Begin with the line containing "Convert this diagram to TikZ code." and end with the line containing "(566,217.5) -- (647,217.5);". Give those lines again exactly, leaving out the images.

┌──

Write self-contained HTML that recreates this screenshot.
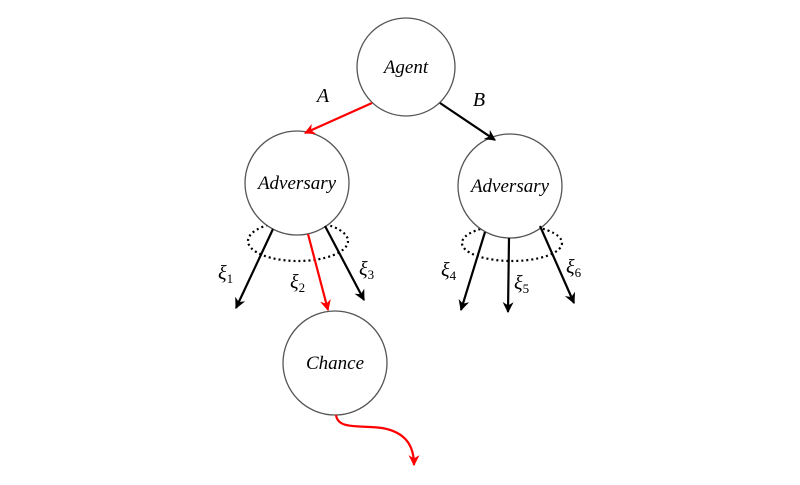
<!DOCTYPE html>
<html><head><style>body{margin:0;background:#fff}svg{display:block}</style></head><body>
<svg width="800" height="485" viewBox="0 0 800 485" xmlns="http://www.w3.org/2000/svg" font-family="Liberation Serif, serif" font-style="italic">
<defs>
<marker id="ab" viewBox="0 0 10 10" refX="9" refY="5" markerWidth="5" markerHeight="5" orient="auto"><path d="M0,0 L10,5 L0,10 L3,5z" fill="#000"/></marker>
<marker id="ar" viewBox="0 0 10 10" refX="9" refY="5" markerWidth="5" markerHeight="5" orient="auto"><path d="M0,0 L10,5 L0,10 L3,5z" fill="#f00"/></marker>
</defs>
<g fill="none" stroke="#000" stroke-width="2.2" stroke-dasharray="2,3">
<ellipse cx="298" cy="241" rx="50" ry="20"/>
<ellipse cx="512" cy="243" rx="50" ry="18"/>
</g>
<g fill="#fff" stroke="#555" stroke-width="1.3">
<circle cx="406" cy="67" r="49"/>
<circle cx="297" cy="183" r="52"/>
<circle cx="510" cy="186" r="52"/>
<circle cx="335" cy="363" r="52"/>
</g>
<g stroke-width="2.2" fill="none">
<line x1="372" y1="103" x2="305" y2="133" stroke="#f00" marker-end="url(#ar)"/>
<line x1="440" y1="103" x2="495" y2="140" stroke="#000" marker-end="url(#ab)"/>
<line x1="273" y1="229" x2="236" y2="308" stroke="#000" marker-end="url(#ab)"/>
<line x1="308" y1="234" x2="328" y2="310" stroke="#f00" marker-end="url(#ar)"/>
<line x1="325" y1="226" x2="364" y2="300" stroke="#000" marker-end="url(#ab)"/>
<line x1="485" y1="232" x2="461" y2="310" stroke="#000" marker-end="url(#ab)"/>
<line x1="509" y1="238" x2="508" y2="312" stroke="#000" marker-end="url(#ab)"/>
<line x1="540" y1="226" x2="574" y2="303" stroke="#000" marker-end="url(#ab)"/>
<path d="M336,415 C338,430 360,425 382,428 C405,432 414,445 414,465" stroke="#f00" marker-end="url(#ar)"/>
</g>
<g font-size="19" text-anchor="middle" fill="#000">
<text x="406" y="73">Agent</text>
<text x="297" y="189">Adversary</text>
<text x="510" y="192">Adversary</text>
<text x="335" y="369">Chance</text>
<text x="323" y="102" font-size="20">A</text>
<text x="479" y="106" font-size="20">B</text>
</g>
<g font-size="20" fill="#000">
<text x="218" y="279">ξ<tspan font-size="13" font-style="normal" dy="4">1</tspan></text>
<text x="290" y="288">ξ<tspan font-size="13" font-style="normal" dy="4">2</tspan></text>
<text x="359" y="275">ξ<tspan font-size="13" font-style="normal" dy="4">3</tspan></text>
<text x="441" y="276">ξ<tspan font-size="13" font-style="normal" dy="4">4</tspan></text>
<text x="514" y="289">ξ<tspan font-size="13" font-style="normal" dy="4">5</tspan></text>
<text x="566" y="273">ξ<tspan font-size="13" font-style="normal" dy="4">6</tspan></text>
</g>
</svg>
</body></html>
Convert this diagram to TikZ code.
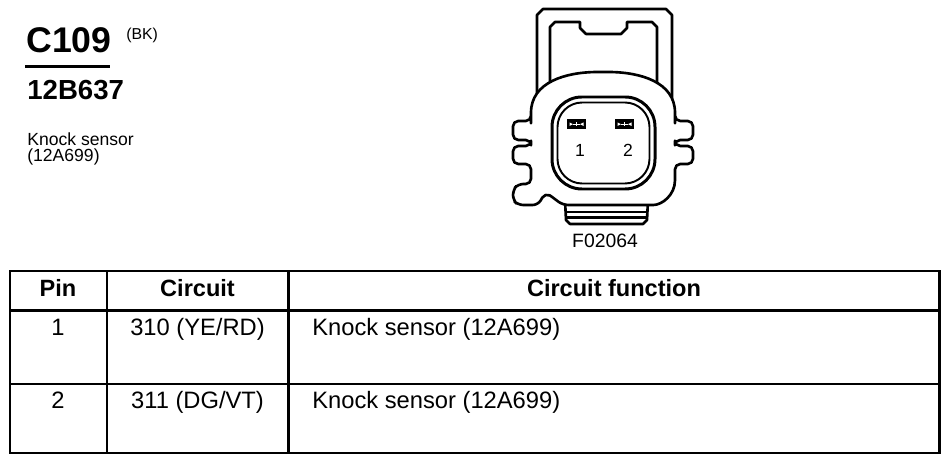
\documentclass[tikz,border=0pt]{standalone}
\usepackage{fontspec}
\setmainfont{Liberation Sans}
\usetikzlibrary{positioning}

\begin{document}
\begin{tikzpicture}[x=0.02cm, y=-0.02cm,
    outline/.style = {line width=1.5pt, line join=round},
    rim/.style = {line width=1.7pt},
    grid/.style = {line width=1.7pt},
    cell/.style = {inner sep=0pt, anchor=base, font=\fontsize{13.5}{16}\selectfont},
    head/.style = {cell, font=\fontsize{13.4}{16}\selectfont\bfseries}]

    \useasboundingbox (0,0) rectangle (950,465);

    % title block
    \node[anchor=base west, inner sep=0pt, font=\fontsize{20.3}{24}\selectfont\bfseries] (conn) at (26,53) {C109};
    \node[inner sep=0pt, font=\fontsize{9}{11}\selectfont, right=8pt of conn.north east, anchor=north west] (colour) {(BK)};
    \draw[line width=1.7pt] (25,66.5) -- (110,66.5);
    \node[anchor=base west, inner sep=0pt, font=\fontsize{15.7}{18}\selectfont\bfseries] (part) at (27,100) {12B637};
    \node[anchor=base west, inner sep=0pt, font=\fontsize{10}{12}\selectfont] (desc) at (27,146) {Knock sensor};
    \node[anchor=base west, inner sep=0pt, font=\fontsize{10}{12}\selectfont] (descnum) at (27,162) {(12A699)};

    % latch
    \draw[outline, fill=white] (537,100) -- (537,15) -- (543,9) -- (666,9) -- (672,15) -- (672,100);
    \draw[outline] (550,95) -- (550,27) -- (555,22) -- (580,22) -- (580,28) -- (586,34) -- (621,34) -- (627,28) -- (627,22) -- (652,22) -- (657,27) -- (657,95);

    % ribbed foot
    \draw[outline, fill=white] (565,200) -- (566,220) -- (570,224) -- (643,224) -- (647,220) -- (648,200);
    \draw[outline] (566,212) -- (647,212);
    \draw[outline] (566,217.5) -- (647,217.5);

    % housing
    \draw[outline, fill=white, rounded corners=3pt] (531,118) .. controls (531,82) and (566,72) .. (603,72)
        .. controls (640,72) and (675,82) .. (675,118)
        -- (675,121) -- (693,121) -- (693,140) -- (675,140)
        -- (675,146) -- (693,146) -- (693,164) -- (675,164)
        -- (675,175) .. controls (675,195) and (662,205) .. (648,205) -- (563,205)
        .. controls (556,200) and (551,196) .. (545,193)
        -- (538,205) -- (518,205) -- (513,200) -- (513,190) -- (518,184) -- (531,184)
        -- (531,164) -- (513,164) -- (513,146) -- (531,146)
        -- (531,140) -- (513,140) -- (513,121) -- (531,121) -- cycle;

    % cavity
    \draw[rim, rounded corners=17pt] (552,97) rectangle (655,189);
    \draw[line width=1.1pt, rounded corners=14pt] (557.5,102.5) rectangle (649.5,183.5);

    % terminals
    \fill (567,119.5) rectangle (586,129);
    \fill[white] (569.5,122.5) -- (573,124.25) -- (569.5,126) -- cycle;
    \fill[white] (583.5,122.5) -- (580,124.25) -- (583.5,126) -- cycle;
    \draw[white, line width=0.4pt] (573,124.25) -- (580,124.25) (576.5,122.5) -- (576.5,126);

    \fill (615,119.5) rectangle (634,129);
    \fill[white] (617.5,122.5) -- (621,124.25) -- (617.5,126) -- cycle;
    \fill[white] (631.5,122.5) -- (628,124.25) -- (631.5,126) -- cycle;
    \draw[white, line width=0.4pt] (621,124.25) -- (628,124.25) (624.5,122.5) -- (624.5,126);

    \node[anchor=base, inner sep=0pt, font=\fontsize{10}{12}\selectfont] (n1) at (580,157) {1};
    \node[anchor=base, inner sep=0pt, font=\fontsize{10}{12}\selectfont] (n2) at (628,157) {2};

    \node[anchor=base, inner sep=0pt, font=\fontsize{11}{13}\selectfont] (fig) at (605,248) {F02064};

    % pin table
    \draw[grid] (10,271) rectangle (939,453);
    \draw[grid] (10,310.5) -- (939,310.5);
    \draw[grid] (10,384) -- (939,384);
    \draw[grid] (107,271) -- (107,453);
    \draw[grid] (288.5,271) -- (288.5,453);

    \node[head] (hpin) at (58,296.5) {Pin};
    \node[head] (hcirc) at (197.5,296.5) {Circuit};
    \node[head] (hfunc) at (614,296.5) {Circuit function};

    \node[cell] (p1) at (58,335.5) {1};
    \node[cell] (c1) at (197.5,335.5) {310 (YE/RD)};
    \node[cell, anchor=base west] (f1) at (312,335.5) {Knock sensor (12A699)};

    \node[cell] (p2) at (58,408.5) {2};
    \node[cell] (c2) at (197.5,408.5) {311 (DG/VT)};
    \node[cell, anchor=base west] (f2) at (312,408.5) {Knock sensor (12A699)};

\end{tikzpicture}
\end{document}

└──

__FINISHED ANSWER__.
Convert this diagram to TikZ code.
\documentclass[tikz,border=0pt]{standalone}
\usepackage{fontspec}
\setmainfont{Liberation Sans}
\usetikzlibrary{positioning}

\begin{document}
\begin{tikzpicture}[x=0.02cm, y=-0.02cm,
    outline/.style = {line width=1.5pt, line join=round},
    rim/.style = {line width=1.7pt},
    grid/.style = {line width=1.7pt},
    cell/.style = {inner sep=0pt, anchor=base, font=\fontsize{13.5}{16}\selectfont},
    head/.style = {cell, font=\fontsize{13.4}{16}\selectfont\bfseries}]

    \useasboundingbox (0,0) rectangle (950,465);

    % title block
    \node[anchor=base west, inner sep=0pt, font=\fontsize{20.3}{24}\selectfont\bfseries] (conn) at (26,53) {C109};
    \node[inner sep=0pt, font=\fontsize{9}{11}\selectfont, right=8pt of conn.north east, anchor=north west] (colour) {(BK)};
    \draw[line width=1.7pt] (25,66.5) -- (110,66.5);
    \node[anchor=base west, inner sep=0pt, font=\fontsize{15.7}{18}\selectfont\bfseries] (part) at (27,100) {12B637};
    \node[anchor=base west, inner sep=0pt, font=\fontsize{10}{12}\selectfont] (desc) at (27,146) {Knock sensor};
    \node[anchor=base west, inner sep=0pt, font=\fontsize{10}{12}\selectfont] (descnum) at (27,162) {(12A699)};

    % latch
    \draw[outline, fill=white] (537,100) -- (537,15) -- (543,9) -- (666,9) -- (672,15) -- (672,100);
    \draw[outline] (550,95) -- (550,27) -- (555,22) -- (580,22) -- (580,28) -- (586,34) -- (621,34) -- (627,28) -- (627,22) -- (652,22) -- (657,27) -- (657,95);

    % ribbed foot
    \draw[outline, fill=white] (565,200) -- (566,220) -- (570,224) -- (643,224) -- (647,220) -- (648,200);
    \draw[outline] (566,212) -- (647,212);
    \draw[outline] (566,217.5) -- (647,217.5);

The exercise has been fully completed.